Outside the kitchen, the Enzian is about halfway through a much-needed renovation of the quirky combo dining/screening room, well-worn with its beige walls and '80s artwork. They've started changing out the old tables and chairs, but are only doing one quadrant at a time, so part of the room still dates from the time when smokers huddled around green tables eating chicken wings and watching Pink Flamingos. The newer part is brighter and more stylish, with aqua carpet, sleek chairs and contemporary tables that look kind of like a child gone crazy with crayons. Are the new chairs as comfortable as the old? My verdict: maybe slightly less comfy. But there are cozy new couches down in front if you just want to lounge.
Some of the new menu items look familiar: spinach or black bean quesadillas ($6.50), cheese steak ($9.50), black jack burger ($9.50). But there are new items, too: turkey Cobb sandwich on brioche ($9.50), pesto penne ($8.50) and ginger barbecue chicken ($8.75), which turned out to be wonderfully infused with fresh ginger's woody pungency.
Almost half of the menu items are now vegetarian/vegan options, including a tofu version of the ginger barbecue sandwich ($7.75) and the Enzian herbivore ($8.50), a veggie burger they whip up from scratch daily. I enjoyed my portobello sandwich ($9.25) with provolone and balsamic onions on rosemary focaccia.
Dessert selections, made by Bruno's Gourmet Kitchen, are showstoppers. A wedge ($6.50) of peanut butter wafer with chocolate mousse, all coated with hard chocolate ganache, was a perfect concoction of delicate crunch and airy chocolate. The chocolate mousse cake ($5.50) was not very fresh, but the ruby cake ($7.50), an amaretto cake with white chocolate and raspberry, made up for it.
More changes are coming. There's a new sandwich press, so panini are on the way. And flatbreads, such as smoked salmon and goat cheese, will replace the unexciting 12-inch pizza. Oakley is also overhauling the pasta items, adding dishes like shrimp and lobster tortelloni in garlic cream sauce with red pepper pesto.

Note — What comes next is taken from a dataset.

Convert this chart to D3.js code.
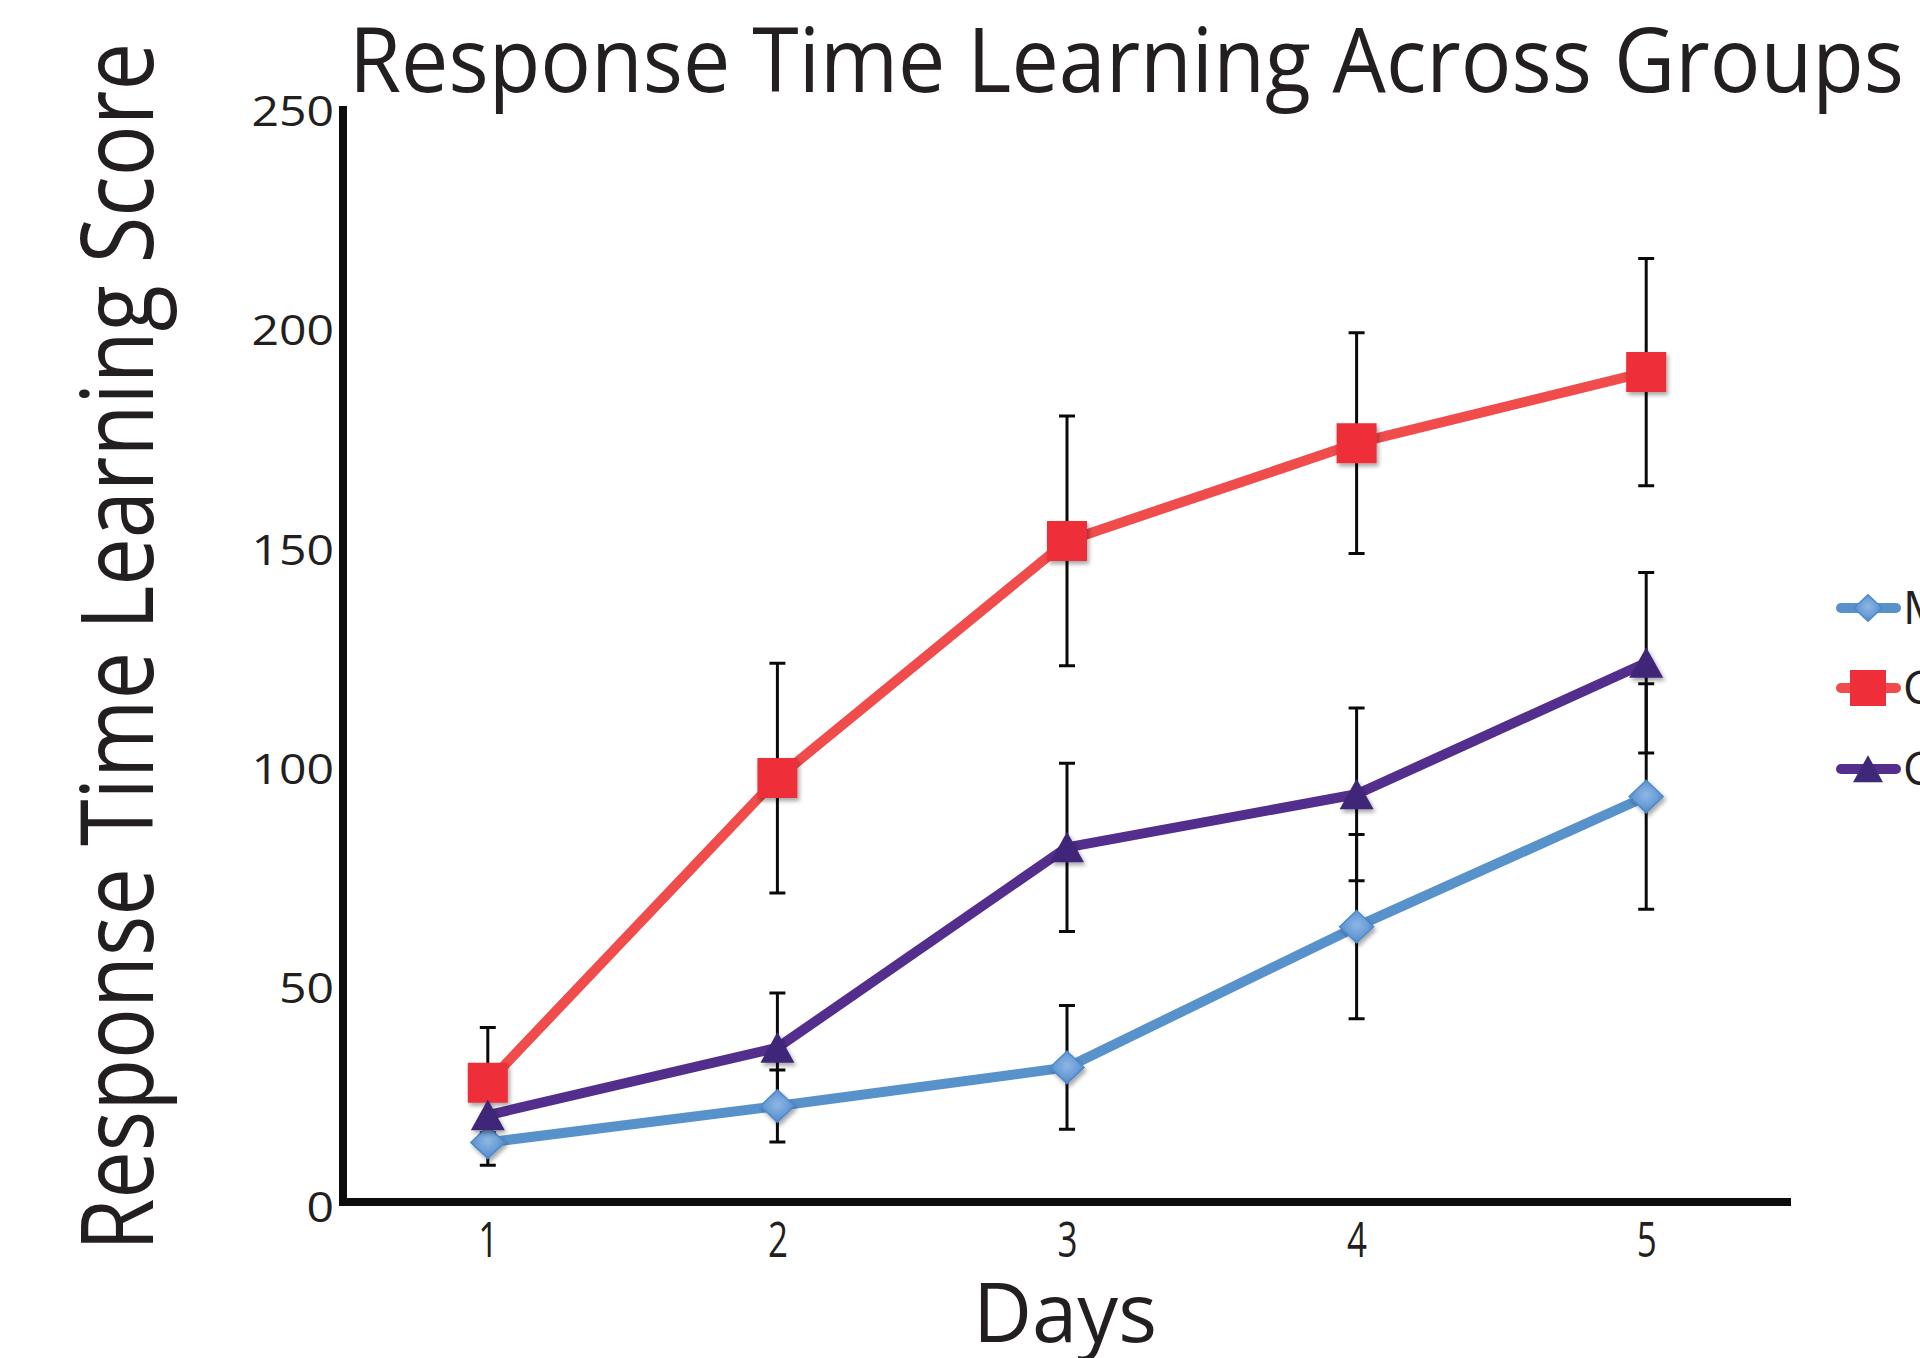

No movie experience is complete without popcorn ($4.75 large), and Enzian pops the best. I can always count on fluffy white kernels drenched in real butter no flavored motor oil here. Look for Oakley's specials during the Florida Film Festival, which will wisely include lots of tapas and finger foods. He's also offering more treats for the morning crowd, so come hungry no matter the time of day.